En tout état de cause, nous serons extrêmement attentifs à ce que les accords de partenariat économique – la déclinaison commerciale des anciens accords de Cotonou conclus avec les pays d’Afrique, de la Caraïbe et du Pacifique, auxquels nous sommes aussi attachés – n’aient aucune conséquence négative. Il ne doit y avoir aucune opposition d’intérêts entre ces pays partenaires de l’Union européenne et des régions ultrapériphériques, en l’occurrence les départements et régions d’outre-mer ou les collectivités d’outre-mer, qui sont protégées par des traités européens.
Nous suivrons donc précisément et attentivement cette question, ligne tarifaire par ligne tarifaire, catégorie de produits par catégorie de produits.
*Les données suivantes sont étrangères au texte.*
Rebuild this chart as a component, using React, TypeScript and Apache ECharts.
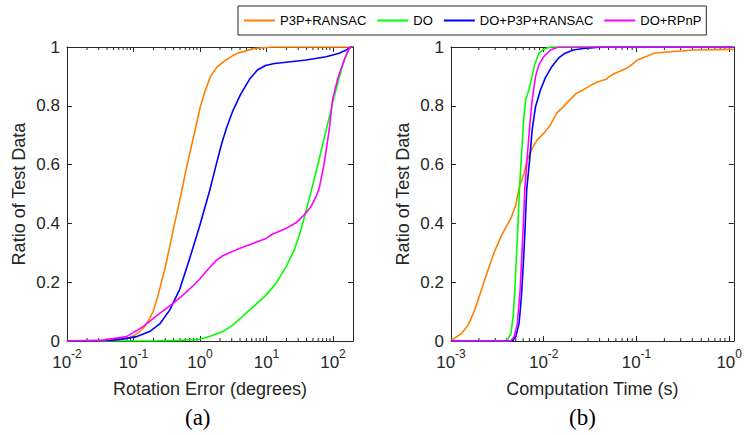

Cela étant dit, nous pensons aussi que, comme les Antilles françaises vis-à-vis des pays de la Caraïbe inclus dans l’accord de partenariat économique, La Réunion peut aussi tirer bénéfice de ces accords. Nos départements et régions d’outre-mer se situent en effet à proximité de ces pays et peuvent donc exporter une partie importante de leur production vers ces territoires.
La parole est à M. le président de la commission des affaires européennes.
Monsieur le président, monsieur le secrétaire d’État, mes chers collègues, permettez-moi deux réflexions.
En premier lieu, quand la France se tait, elle inquiète, et quand elle parle, elle interpelle. Je veux souligner ici l’inquiétude profonde des Français, à 48 heures d’une décision qui sera peut-être historique, à savoir l’éventuelle sortie du Royaume-Uni de l’Union européenne.
Dans ce contexte, j’aimerais que l’on entende la voix de la France, à travers celle du Président de la République, et que, en cette occasion, sa voix se mêle à celle de la chancelière allemande. Plus que jamais, nous avons besoin d’entendre la France et l’Allemagne parler de concert. C’est aussi le message que nous avons adressé ce matin au secrétaire général aux affaires européennes, M. Léglise-Costa. Il se prépare, me semble-t-il, une communication de ce type.
Il est très important que l’Europe puisse se redéfinir en se recentrant sur l’essentiel, en étant une Europe de la simplification, de la convergence, de la plus-value communautaire et de la sécurité. Voilà ce que nous souhaiterions entendre.
En second lieu, sachez, monsieur le secrétaire d’État, que, sur ces grands thèmes, le Sénat ne sera pas absent. Il est déjà en réflexion sur ce point, comme il l’a été dès le lendemain du 13 janvier 2015. Nous essaierons de travailler ensemble pour envoyer des messages extrêmement clairs et fermes à nos voisins européens.
Enfin, nous revenons de Pologne et il faudrait sortir du cercle des pays fondateurs. Des pays nous ont rejoints, depuis la création de l’Union, et ils sont profondément européens. Nous avons besoin de tous sur ce point.
M. Yves Pozzo di Borgo applaudit.
Nous en avons terminé avec le débat préalable au Conseil européen des 28 et 29 juin 2016.
Mes chers collègues, nous allons maintenant interrompre nos travaux ; nous les reprendrons à vingt et une heures trente-cinq.
La séance est suspendue.
La séance, suspendue à vingt heures cinq, est reprise à vingt-et-une heures trente-cinq, sous la présidence de M. Claude Bérit-Débat.